The memo, a copy of which made available to The Jordan Times, said that newspapers in Jordan are facing "huge" financial woes that have affected their staff and ultimately the quality of journalism in the country. 

In separate interviews with The Jordan Times, stakeholders said the key solution to rescue the industry lies in the hands of the government, demanding tax and production input exemptions to salvage the outlets that employ thousands of people. 

However, Ad Dustour Chief Editor Mohammed Al Tal says he believes there is no relationship between the decline of print media and the rise of new media. 

He says one of the issues is lack of support from the government. 

“Jordanian newspapers, unlike the other Arab media or international media, do not receive subsidies from the government,” he said. “On the contrary, we pay taxes to the government and are treated like any other industrial institution.” 

Tal says the decline in newspaper sales in Jordan, combined with the lack of support from the government, will lead to closing down papers and leave thousands jobless. 

“We ask the government to freeze or cancel all forms of taxes and fees so that we do not reach a point where we ask for direct subsidies.” 

President of the Jordan Press Association (JPA) Tareq Momani described the current government as the least involved in media relations in recent history and joined Tal in the demand for pardoning newspapers from taxes as a better alternative than direct financial support. 

One suggestion Momani proposed was unifying the prices of newspaper ads for both the government and private institutions, in other words, removing the mandatory discounts given to public agencies. 

Currently, the government pays for ads by word, while private institutions pay by space, according to Momani.
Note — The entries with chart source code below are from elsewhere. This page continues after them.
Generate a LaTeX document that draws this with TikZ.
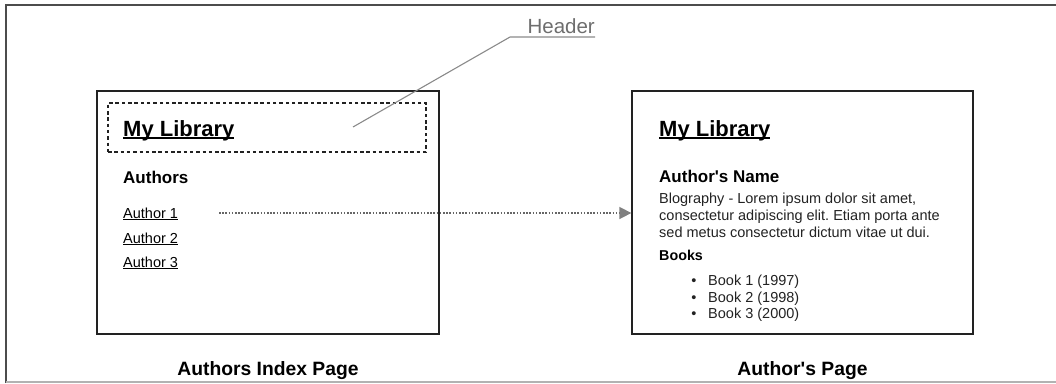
\documentclass[tikz,border=0pt]{standalone}
\usepackage{fontspec}
\setmainfont{Liberation Sans}
\usepackage{tikz}
\usetikzlibrary{arrows.meta,positioning,calc}
\frenchspacing

\definecolor{inkdark}{HTML}{222222}
\definecolor{calloutgray}{HTML}{8A8A8A}
\definecolor{labelgray}{HTML}{6E6E6E}

% underlined text, rule at a fixed depth (like a web link)
\newcommand{\weblink}[1]{\setbox0=\hbox{#1}\rlap{\rule[-0.12em]{\wd0}{0.075em}}\box0}

\begin{document}
\begin{tikzpicture}[x=1pt, y=-1pt,
    page/.style={draw=inkdark, line width=1.3pt, minimum height=243pt, inner sep=0pt},
    headerbox/.style={draw=inkdark, line width=1.1pt, dash pattern=on 3.5pt off 2.8pt,
        minimum width=318pt, minimum height=49pt, inner sep=0pt},
    sitetitle/.style={anchor=base west, inner sep=0pt, font=\fontsize{22}{26}\selectfont\bfseries},
    subhead/.style={anchor=base west, inner sep=0pt, font=\fontsize{17}{20}\selectfont\bfseries},
    smallhead/.style={anchor=base west, inner sep=0pt, font=\fontsize{14.3}{17}\selectfont\bfseries},
    bodytext/.style={anchor=base west, inner sep=0pt, text=inkdark, font=\fontsize{14.5}{17}\selectfont},
    caption/.style={anchor=base, inner sep=0pt, font=\fontsize{19.3}{22}\selectfont\bfseries},
    link/.style={draw=black!60, line width=1.6pt, dash pattern=on 1.6pt off 1.6pt,
        -{Triangle[length=12pt, width=12pt, color=black!50, fill=black!50]}},
    callout/.style={draw=calloutgray, line width=1.1pt}]
    \useasboundingbox (0,0) rectangle (1056,383);

    % Frame (cropped)
    \draw[black!70, line width=2pt] (6,383) -- (6,5) -- (1056,5);
    \draw[black!30, line width=2pt] (6,382) -- (1056,382);

    % Authors index page
    \node[page, minimum width=342pt] (indexpage) at (268,212.5) {};
    \node[headerbox] (header) at (267,127.5) {};
    \node[sitetitle] (indextitle) at (123,136) {\weblink{My Library}};
    \node[subhead] (authorshead) at (123,183) {Authors};
    \foreach \n/\y in {1/218, 2/243, 3/267} {
        \node[bodytext, text=black] (author\n) at (123,\y) {\weblink{Author \n}};
    }
    \node[caption] (indexcap) at (268,375) {Authors Index Page};

    % Author's page
    \node[page, minimum width=341pt] (authorpage) at (802.5,212.5) {};
    \node[sitetitle] (pagetitle) at (659,136) {\weblink{My Library}};
    \node[subhead] (namehead) at (659,182) {Author\textquotesingle s Name};
    \node[bodytext] (bio1) at (659,203) {Blography - Lorem ipsum dolor sit amet,};
    \node[bodytext] (bio2) at (659,220) {consectetur adipiscing elit. Etiam porta ante};
    \node[bodytext] (bio3) at (659,237) {sed metus consectetur dictum vitae ut dui.};
    \node[smallhead] (bookshead) at (659,260) {Books};
    \foreach \n/\yr/\y in {1/1997/285, 2/1998/302, 3/2000/318} {
        \node[bodytext, anchor=base] (bullet\n) at (694,\y) {\textbullet};
        \node[bodytext] (book\n) at (708,\y) {Book \n\ (\yr)};
    }
    \node[caption] (pagecap) at (802.5,375) {Author\textquotesingle s Page};

    % Link from the index to the author page
    \coordinate (linkstart) at (219,213);
    \draw[link] (linkstart) -- (linkstart -| authorpage.west);

    % Callout for the header
    \node[anchor=base east, inner sep=0pt, text=labelgray,
        font=\fontsize{20.5}{24}\selectfont] (headerlbl) at (595,33) {Header};
    \coordinate (calloutfoot) at (353,127);
    \coordinate (calloutbend) at (510,37);
    \draw[callout] (calloutfoot) -- (calloutbend) -- (calloutbend -| headerlbl.east);
\end{tikzpicture}
\end{document}
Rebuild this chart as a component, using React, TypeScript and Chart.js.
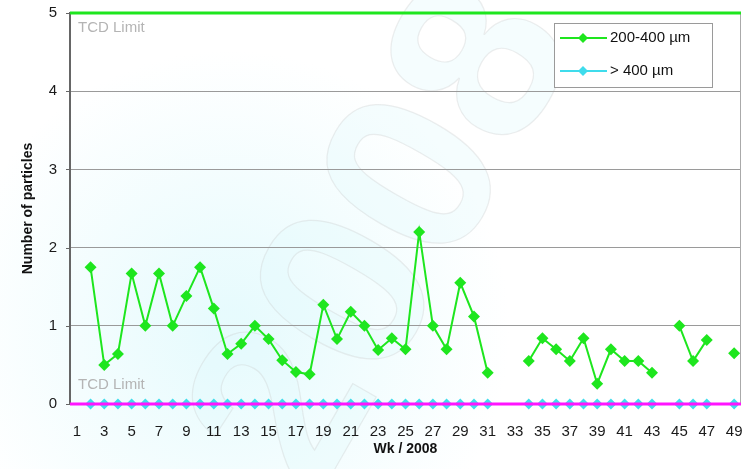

If the method of calculation adopted is the space, the newspapers’ incomes would increase, he said. 

Khalil Shoubaki, assistant chief editor of Al Rai, agreed that declining ad revenues have dramatically impacted newspapers’ financial stability in Jordan in recent years. In fact, the cost of ads had fallen by 25 per cent in the past five years, according to the editor. 

However, where other papers seem to be struggling for income, Al Rai says they still make more than enough money from ads to continue to print at a comfortable level, he said. 

Despite this, Shoubaki said he does not think the government will help newspapers out the way others may want them to. 

“The government won’t help even if it thinks papers will shut down,” he said, but he believes that this will not happen anytime soon, especially if a new approach is adopted.  

“Print media outlets need to focus on innovation and the creation of new projects in order to generate the money they need, instead of relying mainly on ads, he said.” 

“We need to change the way we do journalism and incorporate the good aspects of new media.”

For example, he said, newspapers should invest some of their assets in profitable projects such as society-oriented magazines or radio stations. 

Dhaher Al Damen, JPA board member, called on the government to exempt, even if temporarily, newspapers from paying the 16 per cent sales tax imposed on imported production input such as paper rolls, ink and machines. 

Newspapers also pay income tax, he said, adding tax exemptions would be very helpful to enable print media stand on their feet again. 

Damen said newspapers in several democratic countries such as Sweden and Norway are financially supported by government in order to help the industry survive and carry out its role as a monitoring authority.